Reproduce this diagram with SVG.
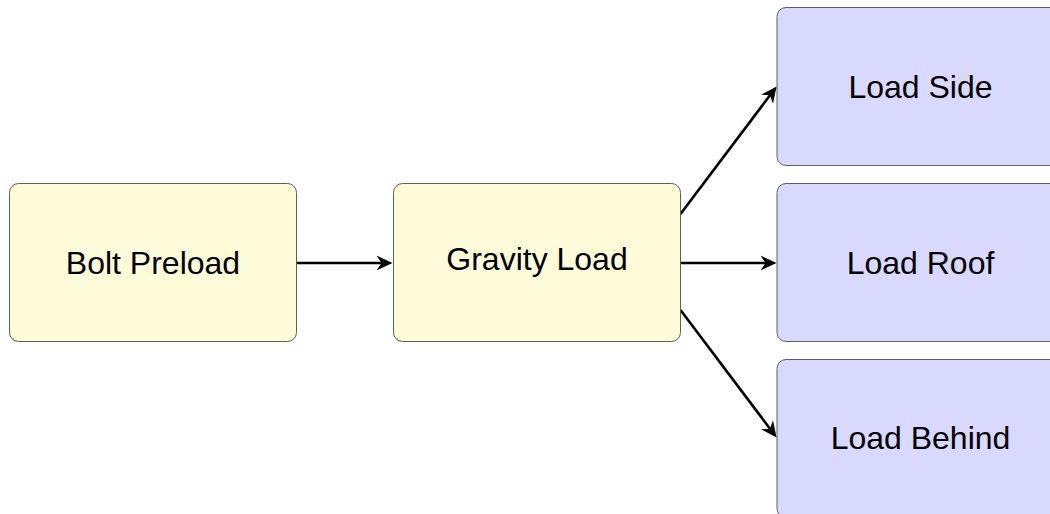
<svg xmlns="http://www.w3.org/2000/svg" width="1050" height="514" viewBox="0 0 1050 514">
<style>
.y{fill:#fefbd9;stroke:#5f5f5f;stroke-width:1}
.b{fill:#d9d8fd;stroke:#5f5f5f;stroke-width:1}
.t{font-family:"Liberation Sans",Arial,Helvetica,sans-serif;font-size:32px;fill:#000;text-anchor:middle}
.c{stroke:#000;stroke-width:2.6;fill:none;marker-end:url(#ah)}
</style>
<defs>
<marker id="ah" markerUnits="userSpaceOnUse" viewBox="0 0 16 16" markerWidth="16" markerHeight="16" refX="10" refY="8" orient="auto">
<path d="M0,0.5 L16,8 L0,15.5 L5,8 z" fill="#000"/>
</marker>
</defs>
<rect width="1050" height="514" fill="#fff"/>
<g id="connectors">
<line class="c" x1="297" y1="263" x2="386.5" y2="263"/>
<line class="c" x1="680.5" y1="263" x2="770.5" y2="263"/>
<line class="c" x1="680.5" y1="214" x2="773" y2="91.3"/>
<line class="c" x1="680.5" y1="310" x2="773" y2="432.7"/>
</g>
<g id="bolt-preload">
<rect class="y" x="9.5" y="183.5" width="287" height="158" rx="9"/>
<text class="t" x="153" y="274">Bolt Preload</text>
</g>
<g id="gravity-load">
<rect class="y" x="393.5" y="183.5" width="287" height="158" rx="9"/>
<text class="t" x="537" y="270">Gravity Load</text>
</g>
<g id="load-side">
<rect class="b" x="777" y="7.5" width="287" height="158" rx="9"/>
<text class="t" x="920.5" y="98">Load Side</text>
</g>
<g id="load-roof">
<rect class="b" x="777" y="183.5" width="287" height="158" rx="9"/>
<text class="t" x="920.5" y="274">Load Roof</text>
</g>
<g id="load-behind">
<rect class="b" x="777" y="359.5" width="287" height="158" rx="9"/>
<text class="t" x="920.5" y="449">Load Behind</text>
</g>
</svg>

※

Do this.
Transcribe the preceding listing in its entirety and with exact wording, leaving out pictures.

Solved problem.
Reproduce this diagram with SVG.
<svg xmlns="http://www.w3.org/2000/svg" width="1050" height="514" viewBox="0 0 1050 514">
<style>
.y{fill:#fefbd9;stroke:#5f5f5f;stroke-width:1}
.b{fill:#d9d8fd;stroke:#5f5f5f;stroke-width:1}
.t{font-family:"Liberation Sans",Arial,Helvetica,sans-serif;font-size:32px;fill:#000;text-anchor:middle}
.c{stroke:#000;stroke-width:2.6;fill:none;marker-end:url(#ah)}
</style>
<defs>
<marker id="ah" markerUnits="userSpaceOnUse" viewBox="0 0 16 16" markerWidth="16" markerHeight="16" refX="10" refY="8" orient="auto">
<path d="M0,0.5 L16,8 L0,15.5 L5,8 z" fill="#000"/>
</marker>
</defs>
<rect width="1050" height="514" fill="#fff"/>
<g id="connectors">
<line class="c" x1="297" y1="263" x2="386.5" y2="263"/>
<line class="c" x1="680.5" y1="263" x2="770.5" y2="263"/>
<line class="c" x1="680.5" y1="214" x2="773" y2="91.3"/>
<line class="c" x1="680.5" y1="310" x2="773" y2="432.7"/>
</g>
<g id="bolt-preload">
<rect class="y" x="9.5" y="183.5" width="287" height="158" rx="9"/>
<text class="t" x="153" y="274">Bolt Preload</text>
</g>
<g id="gravity-load">
<rect class="y" x="393.5" y="183.5" width="287" height="158" rx="9"/>
<text class="t" x="537" y="270">Gravity Load</text>
</g>
<g id="load-side">
<rect class="b" x="777" y="7.5" width="287" height="158" rx="9"/>
<text class="t" x="920.5" y="98">Load Side</text>
</g>
<g id="load-roof">
<rect class="b" x="777" y="183.5" width="287" height="158" rx="9"/>
<text class="t" x="920.5" y="274">Load Roof</text>
</g>
<g id="load-behind">
<rect class="b" x="777" y="359.5" width="287" height="158" rx="9"/>
<text class="t" x="920.5" y="449">Load Behind</text>
</g>
</svg>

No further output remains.